» TASK STATEMENT
Search the data for the word "with" and copy every line where it occurs.

Part of a data file:
------------------------------------------------

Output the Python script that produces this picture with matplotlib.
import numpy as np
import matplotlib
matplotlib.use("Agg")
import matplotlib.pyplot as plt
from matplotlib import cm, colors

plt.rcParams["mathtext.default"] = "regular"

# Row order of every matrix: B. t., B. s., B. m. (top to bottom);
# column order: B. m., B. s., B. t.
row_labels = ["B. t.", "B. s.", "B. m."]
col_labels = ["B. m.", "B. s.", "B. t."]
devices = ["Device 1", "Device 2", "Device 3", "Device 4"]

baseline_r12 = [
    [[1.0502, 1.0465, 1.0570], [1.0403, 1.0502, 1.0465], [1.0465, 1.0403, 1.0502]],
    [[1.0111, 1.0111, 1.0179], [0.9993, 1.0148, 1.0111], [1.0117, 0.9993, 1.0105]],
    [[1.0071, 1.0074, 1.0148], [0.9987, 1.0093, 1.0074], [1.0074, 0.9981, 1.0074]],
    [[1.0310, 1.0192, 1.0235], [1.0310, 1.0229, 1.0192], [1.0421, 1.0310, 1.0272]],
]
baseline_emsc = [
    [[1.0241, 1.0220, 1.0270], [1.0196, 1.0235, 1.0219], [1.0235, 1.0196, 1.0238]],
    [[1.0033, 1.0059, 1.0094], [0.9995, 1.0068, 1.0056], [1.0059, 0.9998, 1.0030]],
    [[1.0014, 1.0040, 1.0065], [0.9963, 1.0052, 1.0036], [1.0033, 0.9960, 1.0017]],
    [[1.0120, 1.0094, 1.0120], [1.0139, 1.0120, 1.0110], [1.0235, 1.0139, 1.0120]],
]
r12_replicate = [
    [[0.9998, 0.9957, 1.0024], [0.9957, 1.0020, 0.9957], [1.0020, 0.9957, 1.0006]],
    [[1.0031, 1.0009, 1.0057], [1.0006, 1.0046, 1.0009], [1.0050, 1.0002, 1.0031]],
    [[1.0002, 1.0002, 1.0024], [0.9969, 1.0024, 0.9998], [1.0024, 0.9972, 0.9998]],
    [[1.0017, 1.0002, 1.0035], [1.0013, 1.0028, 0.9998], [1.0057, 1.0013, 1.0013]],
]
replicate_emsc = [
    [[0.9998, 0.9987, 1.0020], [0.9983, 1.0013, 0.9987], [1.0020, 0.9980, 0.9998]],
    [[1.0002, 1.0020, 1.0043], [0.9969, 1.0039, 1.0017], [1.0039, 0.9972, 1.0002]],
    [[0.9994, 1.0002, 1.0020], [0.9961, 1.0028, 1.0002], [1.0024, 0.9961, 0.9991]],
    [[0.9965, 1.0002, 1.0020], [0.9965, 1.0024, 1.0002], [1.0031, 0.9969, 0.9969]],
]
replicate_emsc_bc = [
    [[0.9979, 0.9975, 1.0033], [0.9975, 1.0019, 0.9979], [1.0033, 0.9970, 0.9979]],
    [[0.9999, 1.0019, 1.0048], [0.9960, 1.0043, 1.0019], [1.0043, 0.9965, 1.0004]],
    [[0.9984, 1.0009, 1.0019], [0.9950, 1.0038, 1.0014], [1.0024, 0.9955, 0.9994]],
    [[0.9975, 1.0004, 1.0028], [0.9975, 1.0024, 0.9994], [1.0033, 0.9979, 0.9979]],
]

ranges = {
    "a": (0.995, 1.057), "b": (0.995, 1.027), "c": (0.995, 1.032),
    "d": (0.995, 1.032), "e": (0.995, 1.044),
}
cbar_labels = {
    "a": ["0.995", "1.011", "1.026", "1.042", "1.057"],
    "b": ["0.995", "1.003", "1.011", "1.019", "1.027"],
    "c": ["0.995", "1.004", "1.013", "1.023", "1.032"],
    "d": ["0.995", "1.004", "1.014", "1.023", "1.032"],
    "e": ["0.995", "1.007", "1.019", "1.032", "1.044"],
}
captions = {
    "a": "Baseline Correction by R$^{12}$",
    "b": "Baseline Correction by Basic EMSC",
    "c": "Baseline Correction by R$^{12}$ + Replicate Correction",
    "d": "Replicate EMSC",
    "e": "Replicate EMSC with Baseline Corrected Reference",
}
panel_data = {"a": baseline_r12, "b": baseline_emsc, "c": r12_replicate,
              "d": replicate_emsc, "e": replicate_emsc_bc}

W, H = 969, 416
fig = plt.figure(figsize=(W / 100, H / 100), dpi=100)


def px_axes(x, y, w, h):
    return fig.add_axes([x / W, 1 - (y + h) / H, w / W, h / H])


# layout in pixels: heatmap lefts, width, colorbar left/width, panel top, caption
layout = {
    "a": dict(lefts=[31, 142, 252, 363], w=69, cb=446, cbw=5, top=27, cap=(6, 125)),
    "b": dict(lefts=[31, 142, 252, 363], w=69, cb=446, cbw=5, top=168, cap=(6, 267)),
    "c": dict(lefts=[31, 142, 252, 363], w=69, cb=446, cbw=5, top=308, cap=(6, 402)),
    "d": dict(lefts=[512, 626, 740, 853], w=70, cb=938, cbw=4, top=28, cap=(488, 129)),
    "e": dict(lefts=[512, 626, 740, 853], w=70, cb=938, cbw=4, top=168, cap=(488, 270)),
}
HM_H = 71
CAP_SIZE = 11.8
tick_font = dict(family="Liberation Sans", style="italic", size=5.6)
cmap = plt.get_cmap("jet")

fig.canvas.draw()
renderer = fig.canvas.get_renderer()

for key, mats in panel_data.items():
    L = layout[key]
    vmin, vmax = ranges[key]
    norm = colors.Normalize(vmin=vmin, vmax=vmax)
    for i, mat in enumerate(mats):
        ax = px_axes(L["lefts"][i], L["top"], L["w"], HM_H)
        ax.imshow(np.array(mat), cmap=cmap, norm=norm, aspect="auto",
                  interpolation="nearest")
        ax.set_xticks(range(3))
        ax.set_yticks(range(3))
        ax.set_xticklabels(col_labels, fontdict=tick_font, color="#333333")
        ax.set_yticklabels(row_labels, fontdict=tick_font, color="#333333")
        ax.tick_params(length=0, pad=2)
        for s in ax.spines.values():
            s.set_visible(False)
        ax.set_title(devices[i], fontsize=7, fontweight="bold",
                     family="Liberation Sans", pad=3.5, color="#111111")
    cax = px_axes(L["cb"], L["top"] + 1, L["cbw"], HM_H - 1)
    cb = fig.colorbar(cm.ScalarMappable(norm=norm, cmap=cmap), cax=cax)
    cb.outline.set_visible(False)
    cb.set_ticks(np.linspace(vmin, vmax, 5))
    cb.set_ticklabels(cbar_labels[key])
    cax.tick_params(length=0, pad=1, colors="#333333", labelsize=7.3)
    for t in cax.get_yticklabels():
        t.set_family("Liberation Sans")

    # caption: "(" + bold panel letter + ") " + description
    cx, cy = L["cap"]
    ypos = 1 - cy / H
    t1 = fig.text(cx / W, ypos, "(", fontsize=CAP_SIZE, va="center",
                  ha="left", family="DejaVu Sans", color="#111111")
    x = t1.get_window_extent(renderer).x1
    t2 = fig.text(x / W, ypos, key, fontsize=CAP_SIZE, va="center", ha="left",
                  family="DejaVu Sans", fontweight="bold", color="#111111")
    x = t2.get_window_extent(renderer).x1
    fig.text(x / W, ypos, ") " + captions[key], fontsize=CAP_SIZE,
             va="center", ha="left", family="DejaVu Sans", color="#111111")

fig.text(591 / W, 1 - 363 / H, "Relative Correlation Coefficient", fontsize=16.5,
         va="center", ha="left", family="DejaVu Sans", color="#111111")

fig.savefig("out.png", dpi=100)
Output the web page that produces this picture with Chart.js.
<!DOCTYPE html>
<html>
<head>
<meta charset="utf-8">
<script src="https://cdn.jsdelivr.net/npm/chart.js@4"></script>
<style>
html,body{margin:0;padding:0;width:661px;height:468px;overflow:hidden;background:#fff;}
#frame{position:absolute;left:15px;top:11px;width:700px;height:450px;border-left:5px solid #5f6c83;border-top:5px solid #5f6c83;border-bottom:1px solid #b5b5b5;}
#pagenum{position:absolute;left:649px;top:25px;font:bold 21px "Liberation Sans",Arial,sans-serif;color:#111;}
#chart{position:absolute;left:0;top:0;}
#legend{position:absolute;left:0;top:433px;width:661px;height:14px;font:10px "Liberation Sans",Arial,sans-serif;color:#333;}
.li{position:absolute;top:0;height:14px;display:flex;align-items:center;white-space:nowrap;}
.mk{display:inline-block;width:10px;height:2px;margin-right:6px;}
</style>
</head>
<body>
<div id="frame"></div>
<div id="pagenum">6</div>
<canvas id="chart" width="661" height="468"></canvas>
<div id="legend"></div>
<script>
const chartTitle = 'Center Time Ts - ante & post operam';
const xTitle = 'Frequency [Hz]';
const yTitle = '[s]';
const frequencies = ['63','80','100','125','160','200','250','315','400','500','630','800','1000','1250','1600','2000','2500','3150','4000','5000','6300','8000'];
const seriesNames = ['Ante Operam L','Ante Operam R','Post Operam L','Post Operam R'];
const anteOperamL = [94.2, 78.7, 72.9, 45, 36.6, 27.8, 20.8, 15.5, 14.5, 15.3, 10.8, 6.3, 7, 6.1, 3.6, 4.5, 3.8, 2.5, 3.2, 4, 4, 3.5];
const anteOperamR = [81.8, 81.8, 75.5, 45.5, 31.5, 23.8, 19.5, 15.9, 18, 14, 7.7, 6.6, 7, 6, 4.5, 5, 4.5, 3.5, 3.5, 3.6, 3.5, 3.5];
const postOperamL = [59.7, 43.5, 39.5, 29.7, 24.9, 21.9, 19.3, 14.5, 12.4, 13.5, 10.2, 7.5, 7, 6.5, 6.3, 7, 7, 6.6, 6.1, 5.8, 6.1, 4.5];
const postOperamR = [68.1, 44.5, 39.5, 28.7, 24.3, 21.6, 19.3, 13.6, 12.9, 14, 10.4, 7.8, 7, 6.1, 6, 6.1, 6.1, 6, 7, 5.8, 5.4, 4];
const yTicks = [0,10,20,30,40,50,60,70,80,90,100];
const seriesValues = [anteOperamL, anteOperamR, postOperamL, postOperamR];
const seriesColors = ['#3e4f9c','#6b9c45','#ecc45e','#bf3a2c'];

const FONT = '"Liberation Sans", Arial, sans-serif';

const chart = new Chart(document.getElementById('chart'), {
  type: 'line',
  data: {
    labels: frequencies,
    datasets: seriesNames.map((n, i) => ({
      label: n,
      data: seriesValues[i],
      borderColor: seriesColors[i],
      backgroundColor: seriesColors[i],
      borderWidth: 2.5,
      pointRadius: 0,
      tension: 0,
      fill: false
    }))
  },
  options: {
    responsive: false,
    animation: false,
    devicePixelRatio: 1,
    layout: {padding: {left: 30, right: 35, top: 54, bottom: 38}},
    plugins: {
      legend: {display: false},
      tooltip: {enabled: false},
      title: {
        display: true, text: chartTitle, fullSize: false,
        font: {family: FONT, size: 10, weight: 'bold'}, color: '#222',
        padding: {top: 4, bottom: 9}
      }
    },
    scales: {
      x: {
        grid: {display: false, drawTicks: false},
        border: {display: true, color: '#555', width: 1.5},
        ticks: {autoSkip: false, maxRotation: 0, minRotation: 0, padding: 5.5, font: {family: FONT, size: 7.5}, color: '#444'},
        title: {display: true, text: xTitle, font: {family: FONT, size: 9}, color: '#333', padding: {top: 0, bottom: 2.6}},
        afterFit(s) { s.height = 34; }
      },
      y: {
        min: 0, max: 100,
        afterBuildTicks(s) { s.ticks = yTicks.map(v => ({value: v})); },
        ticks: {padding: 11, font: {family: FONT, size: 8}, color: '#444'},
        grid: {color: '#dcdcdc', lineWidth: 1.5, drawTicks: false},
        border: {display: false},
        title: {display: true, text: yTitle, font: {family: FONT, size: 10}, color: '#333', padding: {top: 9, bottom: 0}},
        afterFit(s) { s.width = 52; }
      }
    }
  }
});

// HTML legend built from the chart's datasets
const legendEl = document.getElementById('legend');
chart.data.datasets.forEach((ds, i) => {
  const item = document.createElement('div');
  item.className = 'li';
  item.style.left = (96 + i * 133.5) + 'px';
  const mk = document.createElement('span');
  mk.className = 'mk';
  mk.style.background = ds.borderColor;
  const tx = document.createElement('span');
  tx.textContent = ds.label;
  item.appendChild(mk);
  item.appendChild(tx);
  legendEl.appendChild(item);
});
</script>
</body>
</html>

------------------------------------------------

» FINAL RESULT
Output the Python script that produces this picture with matplotlib.
    "e": "Replicate EMSC with Baseline Corrected Reference",
Output the web page that produces this picture with Chart.js.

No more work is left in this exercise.